De l'avis d'un éditorialiste de la Semaine sociale, « même s'il ne couvre pas à l'identique les mêmes thématiques, l'avant-projet de loi relatif à la gestion prévisionnelle des emplois témoigne d'une très nette filiation avec la philosophie du rapport Virville ». Le maître mot est, à n'en pas douter, la sécurisation pour le patronat des procédures de licenciement, l'altération des garanties collectives, la neutralisation des pouvoirs des représentants des salariés susceptibles de discuter les choix du chef d'entreprise.

Comment parler de garantir la cohésion sociale dans ces conditions, dans le contexte que nous connaissons de mise à l'index permanente du code du travail, de pressions sur les 35 heures, sur les salariés, de chantage à l'emploi auquel se livrent les grands groupes tels que Bosch et Nestlé ?

Je tiens à redire avec force combien est inadmissible la manoeuvre du Gouvernement qui consiste à passer en force sur un sujet ayant donné lieu à de longues discussions entre les partenaires sociaux.

Une fois encore, monsieur le ministre, prétextant de l'urgence, vous imposez une réforme déséquilibrée, reprenant largement les desiderata du MEDEF.
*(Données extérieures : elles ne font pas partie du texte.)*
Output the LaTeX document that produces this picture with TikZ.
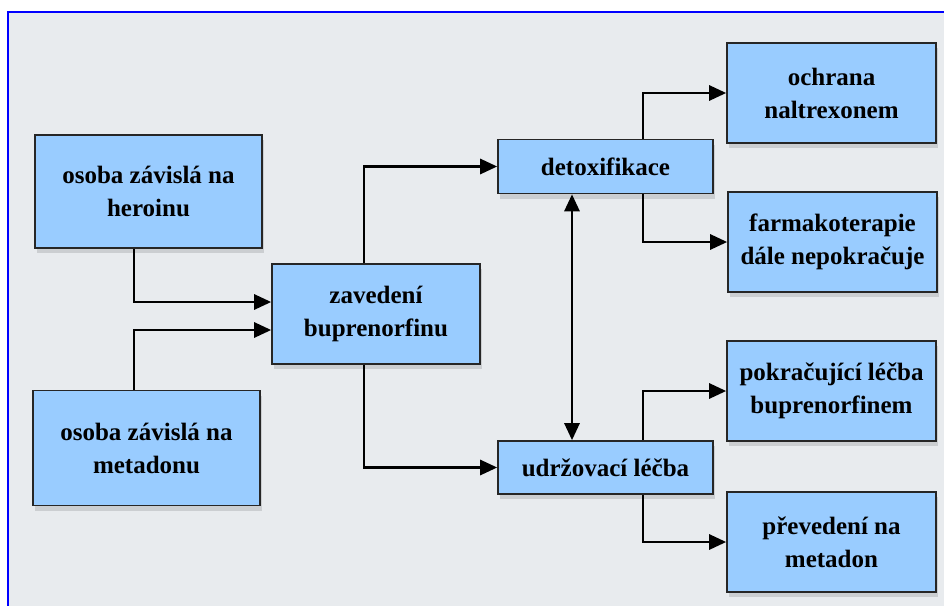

Nous sommes, une fois de plus, conduits non pas à débattre après avoir pris le recul nécessaire, mais à enregistrer.

Les propositions que nous avions faites lors de la conférence des présidents pour disposer d'un peu plus de temps pour débattre ont évidemment été repoussées. Je le regrette vivement.

Sur le fond, nous sommes prêts à combattre pied à pied la version du texte déposée au Sénat et que le MEDEF, auditionné par le rapporteur, a ouvertement demandé d'amender.

Même expurgé de deux de ses dispositions, celles qui ont trait à la défense du licenciement économique d'une part et à la réintégration des salariés d'autre part, le volet additionnel, trompeur dans son intitulé, reste comme l'a indiqué la CGT « un copier-coller des revendications du MEDEF ».

Les cris d'orfraie du MEDEF ne nous trompent pas. Votre projet, monsieur le ministre, est bien un projet de déstabilisation sociale.

Présenter le retrait de la notion de sauvegarde de la compétitivité comme un recul confortant les syndicats aux dépens du MEDEF procède de l'escroquerie intellectuelle.

Depuis l'arrêt Videocolor d'avril 1995, dans la jurisprudence en matière de licenciement économique, cette notion constitue bien un motif autonome de licenciement. J'ajoute que désormais cette notion figure aussi dans la jurisprudence du Conseil constitutionnel.

L'introduction ou non de cette notion dans le code du travail présente donc un intérêt relatif, en dehors de l'effet d'annonce permettant au MEDEF - encore lui - de jouer les incompris et au Gouvernement de se montrer plus attentif, en apparence bien évidemment, aux préoccupations des salariés.

En outre, prétendre qu'il n'y aura pas de recul par rapport au droit actuel s'agissant de l'obligation pour l'entreprise de présenter un plan de sauvegarde de l'emploi avec des mesures de reclassement et, surtout, de la nullité du licenciement ouvrant droit à réintégration relève également du mensonge. Je me permets en effet de rappeler que l'article L. 321-4-1 du code du travail a disparu de la liste des articles auxquels les accords de méthode, que vous généralisez par ailleurs, peuvent déroger.